The more personal reflection, then, is not only whether my convictions carry weight — but whether my life shows it. Peter’s life was evidence of the resurrected Christ. Can the same be said of mine?
It is worth asking, what testimony do we offer to a watching world?
Because when I consider Peter — the miracle of a changed man — I see the distance between the Peter of John 18, the man who denied Jesus three times before a servant girl, and the Peter of Acts 2, the man who stands before thousands, with his opponents listening, and declares that the authorities of Jerusalem crucified the Lord of glory. And I find myself reaching for the prayer of Paul the Apostle:
“That I may know him, and the power of his resurrection.” (Philippians 3:10)
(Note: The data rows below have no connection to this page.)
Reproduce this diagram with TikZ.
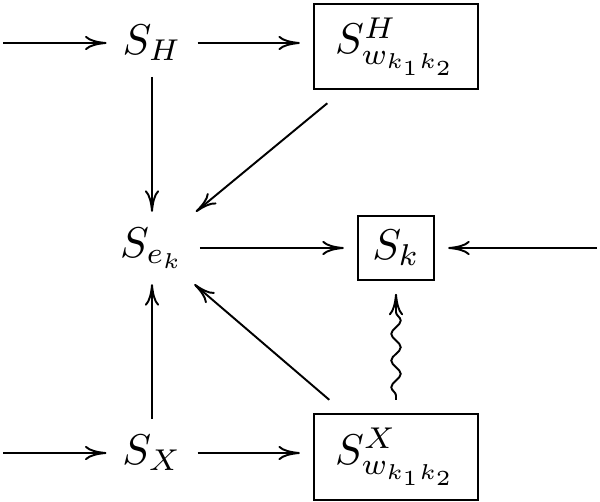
\documentclass[tikz,border=0pt]{standalone}
\usepackage{amsmath}
\usepackage{tikz}
\usetikzlibrary{arrows.meta, decorations.pathmorphing}

\begin{document}
\begin{tikzpicture}[x=0.2326pt, y=-0.2326pt, line width=0.45pt,
    >={Computer Modern Rightarrow[length=5pt,width=3.3pt]},
    term/.style={inner sep=3.5pt},
    framed/.style={draw, inner sep=2pt, outer sep=3.3pt},
    wavy/.style={decorate, decoration={snake, amplitude=1.1pt, segment length=6.2pt, pre length=1pt, post length=4pt}}]
    \useasboundingbox (0,0) rectangle (600,502);
    % left column
    \node[term] (sH) at (152,43) {$S_H$};
    \node[term] (sek) at (152,248) {$S_{e_k}$};
    \node[term] (sX) at (152,453) {$S_X$};
    % right column
    \node[framed, minimum width=38.1pt, minimum height=19.8pt] (wH) at (396,46.5) {$S^H_{w_{k_1k_2}}$};
    \node[framed, minimum width=17.7pt, minimum height=14.7pt] (sk) at (396,248) {$S_k$};
    \node[framed, minimum width=38.1pt, minimum height=20pt] (wX) at (396,457) {$S^X_{w_{k_1k_2}}$};
    % free ends
    \coordinate (inH) at (3,43);
    \coordinate (inX) at (3,453);
    \coordinate (inK) at (597,248);

    \draw[->] (inH) -- (sH);
    \draw[->] (inX) -- (sX);
    \draw[->] (inK) -- (sk);
    \draw[->] (sH) -- (sH -| wH.west);
    \draw[->] (sX) -- (sX -| wX.west);
    \draw[->] (sek) -- (sk);
    \draw[->] (sH) -- (sek);
    \draw[->] (sX) -- (sek);
    \draw[->] (wH) -- (sek);
    \draw[->] (wX) -- (sek);
    \draw[->, wavy] (wX) -- (sk);
\end{tikzpicture}
\end{document}
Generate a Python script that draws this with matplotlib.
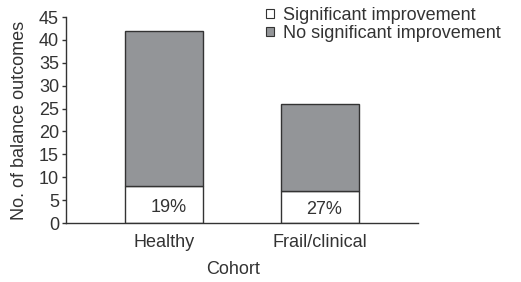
import matplotlib.pyplot as plt
from matplotlib.patches import Patch

# data
cohorts = ['Healthy', 'Frail/clinical']
significant = [8, 7]
no_significant = [34, 19]
pct_labels = ['19%', '27%']

plt.rcParams['font.family'] = ['Liberation Sans', 'DejaVu Sans']
dark = '#333333'
grey = '#939598'
fs = 13

fig = plt.figure(figsize=(5.21, 2.82), dpi=100)
ax = fig.add_axes([66 / 521, 59 / 282, 352 / 521, 206 / 282])

x = list(range(len(cohorts)))
ax.bar(x, significant, width=0.5, color='white', edgecolor=dark, linewidth=1)
ax.bar(x, no_significant, width=0.5, bottom=significant, color=grey, edgecolor=dark, linewidth=1)

for xi, s, lab in zip(x, significant, pct_labels):
    ax.text(xi + 0.03, s / 2 - 0.6, lab, ha='center', va='center', fontsize=fs, color=dark)

ax.set_xlim(-0.63, 1.63)
ax.set_ylim(0, 45)
ax.set_yticks(range(0, 46, 5))
ax.set_xticks(x)
ax.set_xticklabels(cohorts)
ax.tick_params(axis='x', length=0, pad=8, labelsize=fs, labelcolor=dark)
ax.tick_params(axis='y', length=3, width=1, color=dark, pad=2, labelsize=fs, labelcolor=dark)

for side in ['top', 'right']:
    ax.spines[side].set_visible(False)
for side in ['left', 'bottom']:
    ax.spines[side].set_color(dark)
    ax.spines[side].set_linewidth(1)

ax.set_ylabel('No. of balance outcomes', fontsize=fs, color=dark)
ax.yaxis.set_label_coords(-38 / 352, 0.5)
ax.set_xlabel('Cohort', fontsize=fs, color=dark)
ax.xaxis.set_label_coords(0.475, -0.185)

handles = [Patch(facecolor='white', edgecolor=dark, linewidth=0.8),
           Patch(facecolor=grey, edgecolor=dark, linewidth=0.8)]
fig.legend(handles, ['Significant improvement', 'No significant improvement'],
           loc='upper left', bbox_to_anchor=(266 / 521, 1 - 7 / 282), frameon=False,
           fontsize=fs, handlelength=0.42, handleheight=0.42, handletextpad=0.5,
           labelspacing=0.05, borderpad=0, borderaxespad=0, labelcolor=dark)

fig.savefig('out.png', dpi=100)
And I say that prayer here and now, for every disciple of Christ reading this: may the good Lord help us to know Christ deeply and to live daily in the power of His resurrection.
And may every reader who follows this argument to its conclusion find themselves not merely persuaded by it, but encountered by the one it points to.
Amen.


It's hard to put to words the journey this piece took me on. Even harder to articulate the wave of emotions, the realisations and the stirred yearning as a result.
The resurrection was not merely an event in history, it redefined it (BC / AD)... Because whether you know it or not, or admit it or not, the world has NEVER been the same as a result of the fact that
- an all-powerful God, chose to give up His power & place
- to take the place of an "Inconsequential" unrepentant, people
- suffer ridicule, persecution, and ineffable ruin just for a chance that those people will have true life & peace.
That's the power of the cross. That a man like Peter will be transformed beyond recognition.
May we truly come to know Christ and THAT power of His resurrection.
Thanks for putting this together so beautifully and for sharing so generously.